Closed-loop data system and AI chip
Ang Li, principal scientist, introduced the concept of ‘Fine Purification, Strong Ingestion’ and Apollo Loop, a closed-loop data system, to effectively identify and utilize data captured during testing and robotaxi operation. To purify the data, the system leverages both onboard small AI models and a cloud-based big AI model to achieve high-efficiency data mining and automated labeling, according to Li. The data ingestion architecture achieves automated training with its group optimization ability and data distribution understanding to effectively utilize data and further enhance the overall intelligence of autonomous driving.
Baidu is also actively bringing autonomous driving technology to empower advanced assisted driving products. Autonomous driving technology expert Liang Wang explained how Baidu is leveraging its decade-long experience in autonomous driving to explore a technical route through which L4 and L2+ autonomous driving can coexist. Currently, the technology stack level enables the unification of L4 and L2+ smart driving products in terms of visual perception scheme, technical architecture, map unification, data interconnection and infrastructure sharing.

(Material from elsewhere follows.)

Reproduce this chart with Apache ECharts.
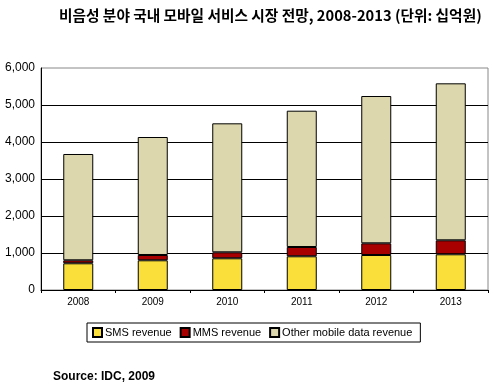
<!DOCTYPE html>
<html><head><meta charset="utf-8">
<script src="https://cdn.jsdelivr.net/npm/echarts@6/dist/echarts.min.js"></script>
<style>html,body{margin:0;padding:0;background:#fff}#c{width:496px;height:389px}</style>
</head><body><div id="c"></div>
<script>
var categories = ['2008','2009','2010','2011','2012','2013'];
var smsRevenue = [722, 803, 857, 911, 946, 965];
var mmsRevenue = [81, 143, 162, 251, 316, 378];
var otherRevenue = [2873, 3189, 3486, 3684, 3981, 4243];
var seriesNames = ['SMS revenue', 'MMS revenue', 'Other mobile data revenue'];
var titleText = '비음성 분야 국내 모바일 서비스 시장 전망, 2008-2013 (단위: 십억원)';
var sourceText = 'Source: IDC, 2009';

var chart = echarts.init(document.getElementById('c'), null, {renderer:'canvas'});
var base = {type:'bar', stack:'total', barWidth:30};
chart.setOption({
  animation:false,
  title:[
    {text:titleText, left:59, top:8, padding:0,
     textStyle:{fontFamily:'Noto Sans CJK KR', fontWeight:'bold', fontSize:14.7, color:'#000'}},
    {text:sourceText, left:48, top:366,
     textStyle:{fontFamily:'Liberation Sans, Arial', fontWeight:'bold', fontSize:12, color:'#000'}}
  ],
  legend:{
    left:87, top:323, orient:'horizontal',
    borderColor:'#000', borderWidth:1, padding:[4,8,4,5],
    itemWidth:9, itemHeight:9, itemGap:8, icon:'rect',
    textStyle:{fontFamily:'Liberation Sans, Arial', fontSize:11, color:'#000', padding:[0,0,0,-2]},
    data:seriesNames
  },
  grid:{left:41, top:68, right:8, bottom:99, show:true, borderColor:'#888', borderWidth:1},
  xAxis:{
    type:'category', data:categories,
    axisLine:{lineStyle:{color:'#000', width:1}},
    axisTick:{show:true, interval:0, alignWithLabel:false, length:3, lineStyle:{color:'#000'}},
    axisLabel:{fontFamily:'Liberation Sans, Arial', fontSize:10, color:'#000', margin:7}
  },
  yAxis:{
    type:'value', min:0, max:6000, interval:1000,
    axisLine:{show:true, lineStyle:{color:'#000', width:1}},
    axisTick:{show:false},
    axisLabel:{fontFamily:'Liberation Sans, Arial', fontSize:12, color:'#000', margin:6,
      formatter:function(v){return v.toLocaleString('en-US');}},
    splitLine:{show:true, showMaxLine:false, lineStyle:{color:'#000', width:1}}
  },
  series:[
    Object.assign({}, base, {name:seriesNames[0], data:smsRevenue, itemStyle:{color:'#FADF3A', borderColor:'#000', borderWidth:1}}),
    Object.assign({}, base, {name:seriesNames[1], data:mmsRevenue, itemStyle:{color:'#A80000', borderColor:'#000', borderWidth:1}}),
    Object.assign({}, base, {name:seriesNames[2], data:otherRevenue, itemStyle:{color:'#DDD7AD', borderColor:'#000', borderWidth:1}})
  ]
});
</script></body></html>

Baidu envisions a mutually beneficial relationship in which L4 will continue to provide advanced technology migration for L2+ smart driving products in urban use cases, while L2 data feedback will also help to improve L4 generalization ability.
Finally, Jian Ouyang, CEO of Kunlun Chip (and former chief chip architect at Baidu) revealed that Baidu’s 2nd-gen Kunlun AI chip is now ready to support autonomous functionality having “completed an end-to-end performance adaptation for autonomous driving”. The semiconductor unit was spun off from Baidu in 2021, following the release of its in-house XPU architecture in 2017. Ouyang said the company is now mass producing 2G chips capable of 128TFLOPS and 16FP, adding that it is the first 7nm, high-speed GDDR6 DRAM in China.